The data available on the safety of home birth in developed countries is often difficult to interpret due to issues such as differing home-birth standards between different countries, and difficult to compare with other studies because of varying definitions of perinatal mortality. Additionally, it is difficult to compare home and hospital births because only the risk profiles are different between the two groups, according to the CDC: people who choose to give birth at home are more likely to be healthy and at low risk for complications. There are also unquantifiable differences in home birth patients, such as maternal attitudes towards medical involvement in birth.

== Methods of scientific inquiry ==
Modern scientific inquiry into home birth takes place in the fields of anthropology, epistemology, ethnology, history, jurisprudence, medicine, midwifery, public health, sociology, and women's studies. Research of home birth is complicated by ancient and modern biases about the nature of women and birth, manifested in the language and ideas that are used to refer to women, women's bodies, and what women do.
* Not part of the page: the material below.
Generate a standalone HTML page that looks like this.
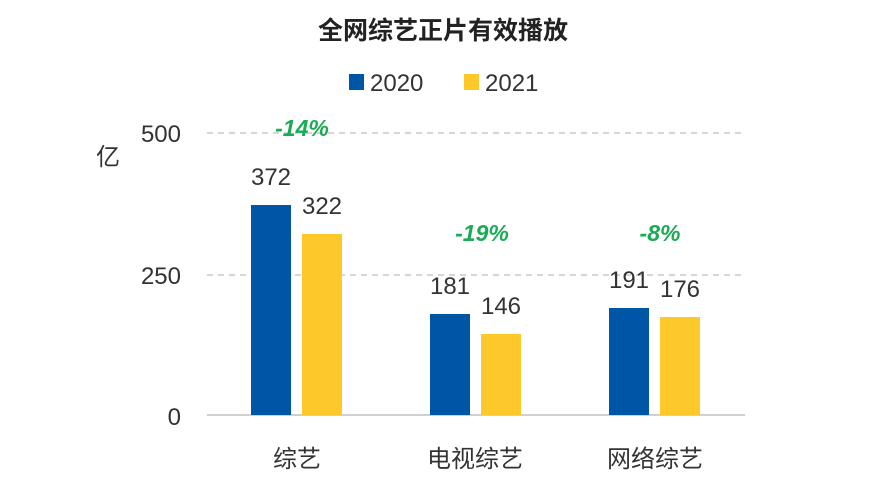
<!DOCTYPE html>
<html><head><meta charset="utf-8"><style>body{margin:0;background:#fff}</style></head><body>
<svg width="886" height="494" xmlns="http://www.w3.org/2000/svg" font-family="'Liberation Sans','Noto Sans CJK SC',sans-serif">
<rect width="886" height="494" fill="#fff"/>
<text x="443" y="39" text-anchor="middle" font-size="25" font-weight="bold" fill="#222">全网综艺正片有效播放</text>
<rect x="349" y="74" width="15" height="16" fill="#0056a6"/>
<text x="370" y="91" font-size="24" fill="#333">2020</text>
<rect x="464" y="74" width="15" height="16" fill="#fdc92a"/>
<text x="485" y="91" font-size="24" fill="#333">2021</text>
<g stroke="#c8c8c8" stroke-width="1.5" stroke-dasharray="6,5">
<line x1="207" y1="133" x2="745" y2="133"/><line x1="207" y1="275" x2="745" y2="275"/></g>
<line x1="207" y1="415" x2="745" y2="415" stroke="#d0d0d0" stroke-width="2"/>
<g font-size="24" fill="#333" text-anchor="end">
<text x="181" y="142">500</text><text x="181" y="284">250</text><text x="181" y="425">0</text></g>
<text x="96" y="165" font-size="24" fill="#333">亿</text>
<rect x="251" y="205" width="40" height="210" fill="#0056a6"/>
<rect x="302" y="234" width="40" height="181" fill="#fdc92a"/>
<rect x="430" y="314" width="40" height="101" fill="#0056a6"/>
<rect x="481" y="334" width="40" height="81" fill="#fdc92a"/>
<rect x="609" y="308" width="40" height="107" fill="#0056a6"/>
<rect x="660" y="317" width="40" height="98" fill="#fdc92a"/>
<g font-size="24" fill="#333" text-anchor="middle">
<text x="271" y="185">372</text><text x="322" y="214">322</text>
<text x="450" y="294">181</text><text x="501" y="314">146</text>
<text x="629" y="288">191</text><text x="680" y="297">176</text>
<text x="297" y="467">综艺</text><text x="475" y="467">电视综艺</text><text x="655" y="467">网络综艺</text></g>
<g font-size="23" font-weight="bold" font-style="italic" fill="#1aab55" text-anchor="middle">
<text x="302" y="136">-14%</text><text x="482" y="241">-19%</text><text x="660" y="241">-8%</text></g>
</svg>
</body></html>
It has been demonstrated that reports of research of physiological phenomena, such as conception, transmit deep-seated biased cultural notions of women and women's bodies. Most 20th- and 21st-century researchers of home birth view the phenomenon through two broad perspectives that are closely tied to the ideas and perceptions of birth itself – social and biomedical.

==Insurance and licensing issues==

While a woman in developed countries may choose to deliver her child at home, in a birthing center, or at hospital, health coverage and legal issues influence available options.

===Australia===

In April 2007, the Western Australian Government expanded coverage for birth at home across the State. Other state governments in Australia, including the Northern Territory, New South Wales and South Australia, also provide government funding for independent, private home birth.
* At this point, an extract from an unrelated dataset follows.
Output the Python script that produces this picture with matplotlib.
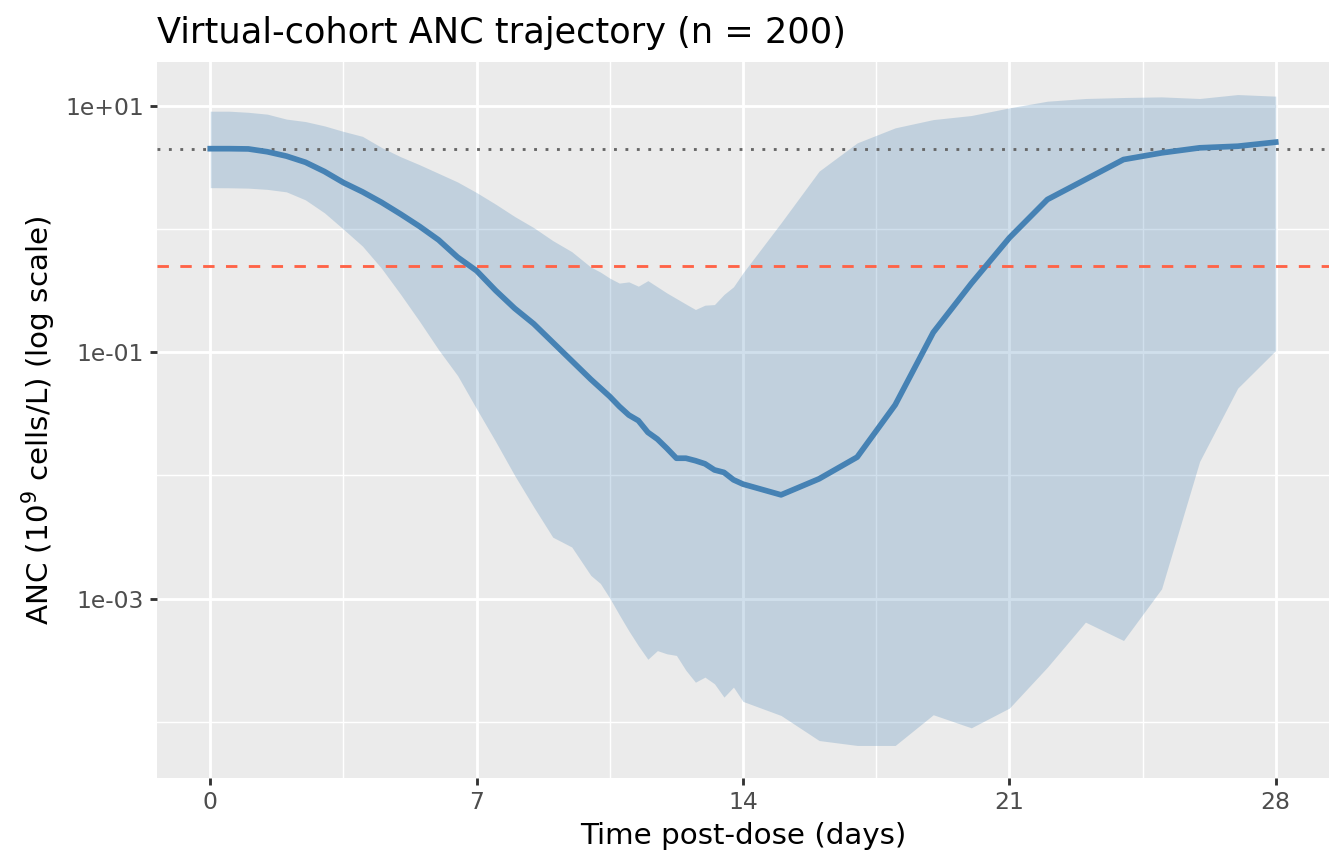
import numpy as np
import matplotlib.pyplot as plt
from matplotlib.ticker import FixedLocator, NullFormatter

# time grid (days post-dose)
days = [0, 0.5, 1.0, 1.5, 2.0, 2.5, 3.0, 3.5, 4.0, 4.5, 5.0, 5.5, 6.0, 6.5,
        7.0, 7.5, 8.0, 8.5, 9.0, 9.5, 10.0, 10.25, 10.5, 10.75, 11.0, 11.25,
        11.5, 11.75, 12.0, 12.25, 12.5, 12.75, 13.0, 13.25, 13.5, 13.75, 14.0,
        15, 16, 17, 18, 19, 20, 21, 22, 23, 24, 25, 26, 27, 28]

# log10 ANC
median_log10 = [0.65, 0.65, 0.648, 0.625, 0.59, 0.54, 0.465, 0.375, 0.30, 0.215,
                0.12, 0.02, -0.09, -0.23, -0.34, -0.50, -0.645, -0.77, -0.92,
                -1.07, -1.22, -1.29, -1.36, -1.44, -1.51, -1.555, -1.65, -1.705,
                -1.78, -1.86, -1.86, -1.88, -1.905, -1.955, -1.975, -2.035, -2.07,
                -2.157, -2.027, -1.851, -1.427, -0.84, -0.443, -0.073, 0.238,
                0.40, 0.562, 0.616, 0.657, 0.670, 0.703]

upper_log10 = [0.954, 0.954, 0.945, 0.93, 0.89, 0.87, 0.835, 0.79, 0.75, 0.66,
               0.585, 0.52, 0.45, 0.38, 0.294, 0.20, 0.10, 0.01, -0.095, -0.185,
               -0.31, -0.35, -0.40, -0.44, -0.43, -0.465, -0.42, -0.47, -0.52,
               -0.565, -0.61, -0.654, -0.619, -0.614, -0.532, -0.47, -0.357,
               0.049, 0.468, 0.697, 0.819, 0.886, 0.919, 0.981, 1.035, 1.057,
               1.065, 1.07, 1.057, 1.089, 1.076]

lower_log10 = [0.334, 0.333, 0.33, 0.32, 0.30, 0.235, 0.13, -0.003, -0.14, -0.32,
               -0.53, -0.75, -0.98, -1.19, -1.46, -1.725, -2.0, -2.255, -2.50,
               -2.58, -2.81, -2.875, -2.995, -3.13, -3.26, -3.38, -3.49, -3.42,
               -3.446, -3.459, -3.58, -3.676, -3.635, -3.689, -3.797, -3.716,
               -3.832, -3.946, -4.149, -4.189, -4.189, -3.94, -4.046, -3.886,
               -3.554, -3.189, -3.338, -2.919, -1.886, -1.292, -0.986]

baseline_anc = 4.4
threshold_anc = 0.5

x_breaks = [0, 7, 14, 21, 28]
x_minor = [3.5, 10.5, 17.5, 24.5]
y_breaks = [1e1, 1e-1, 1e-3]
y_labels = ['1e+01', '1e-01', '1e-03']
y_minor = [1e0, 1e-2, 1e-4]

t = np.array(days)
med = 10 ** np.array(median_log10)
hi = 10 ** np.array(upper_log10)
lo = 10 ** np.array(lower_log10)

plt.rcParams['font.family'] = ['DejaVu Sans']

fig = plt.figure(figsize=(7, 4.5), dpi=192)
ax = fig.add_axes([157 / 1344, 1 - 778 / 864, (1329 - 157) / 1344, (778 - 62) / 864])
ax.set_facecolor('#EBEBEB')
for s in ax.spines.values():
    s.set_visible(False)

ax.set_yscale('log')

# grid
for v in x_breaks:
    ax.axvline(v, color='white', lw=1.07, zorder=1)
for v in x_minor:
    ax.axvline(v, color='white', lw=0.53, zorder=1)
for v in y_breaks:
    ax.axhline(v, color='white', lw=1.07, zorder=1)
for v in y_minor:
    ax.axhline(v, color='white', lw=0.53, zorder=1)

ax.fill_between(t, lo, hi, color='#4682B4', alpha=0.25, lw=0, zorder=2)
ax.axhline(baseline_anc, color='#666666', lw=1.07, ls=(0, (1, 3)), zorder=3)
ax.axhline(threshold_anc, color='#FF6347', lw=1.07, ls=(0, (4, 4)), zorder=3)
ax.plot(t, med, color='#4682B4', lw=2.13, zorder=4, solid_joinstyle='round')

# ggplot-like expansion
xr = max(days) - min(days)
ax.set_xlim(min(days) - 0.05 * xr, max(days) + 0.05 * xr)
ymin, ymax = min(lower_log10), max(upper_log10)
yr = ymax - ymin
ax.set_ylim(10 ** (ymin - 0.05 * yr), 10 ** (ymax + 0.05 * yr))

ax.xaxis.set_major_locator(FixedLocator(x_breaks))
ax.xaxis.set_minor_locator(FixedLocator(x_minor))
ax.yaxis.set_major_locator(FixedLocator(y_breaks))
ax.yaxis.set_minor_locator(FixedLocator(y_minor))
ax.yaxis.set_minor_formatter(NullFormatter())
ax.set_xticklabels([str(v) for v in x_breaks])
ax.set_yticklabels(y_labels)
ax.tick_params(which='major', length=2.75, width=1.07, color='#333333',
               labelsize=8.8, labelcolor='#4D4D4D', pad=2.2)
ax.tick_params(which='minor', length=0)

ax.set_xlabel('Time post-dose (days)', fontsize=11, color='black', labelpad=2.75)
ax.set_ylabel('ANC (10$^{9}$ cells/L) (log scale)', fontsize=11, color='black',
              labelpad=2.75)
ax.set_title('Virtual-cohort ANC trajectory (n = 200)', loc='left', fontsize=13.2,
             color='black', pad=7)

fig.savefig('out.png', dpi=192)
The 2009 Federal Budget provided additional funds to Medicare to allow more midwives to work as private practitioners, allow midwives to prescribe medication under the Medicare Benefits Schedule, and assist them with medical indemnity insurance. However, this plan only covers hospital births. There are no current plans to extend Medicare and PBS funding to home birth services in Australia.

As of July 2012, all health professionals must show proof of liability insurance.

In March 2016, the Coroners Court of Victoria found against midwife Gaye Demanuel in the case of the death of Caroline Lovell. "Coroner White also called for a review of the regulation of midwives caring for women during home births, and for the government and health authorities to consider an offence banning unregistered health practitioners from taking money for attending home births."

===Canada===

Public health coverage of home birth services varies in Canada from province to province, as does the availability of doctors and midwives providing home birth services. The Provinces of Ontario, British Columbia, Saskatchewan, Manitoba, Alberta, and Quebec currently cover home birth services.

===United Kingdom===

There are few legal issues with a home birth in the UK. Woman cannot be forced to go to a hospital. The support of the various Health Authorities of the National Health Service may vary, but in general the NHS will cover home births – the Parliamentary Under-Secretary of State for Health, Lord Hunt of King's Heath has stated that "As I understand it, although the NHS has a legal duty to provide a maternity service, there is not a similar legal duty to provide a home birth service to every woman who requests one. However, I certainly hope that when a woman wants a home birth, and it is clinically appropriate, the NHS will do all it can to support that woman in her choice of a home birth."

===United States===

Practicing as a direct-entry midwife was illegal in states shown here in red in 2006

27 states license or regulate in some manner direct-entry midwife, or certified professional midwife (CPM). In the other 23 states there are no licensing laws, and practicing midwives can be arrested for practicing medicine without a license. It is legal in all 50 states to hire a certified nurse midwife, or CNM, who are trained nurses, though most CNMs work in hospitals.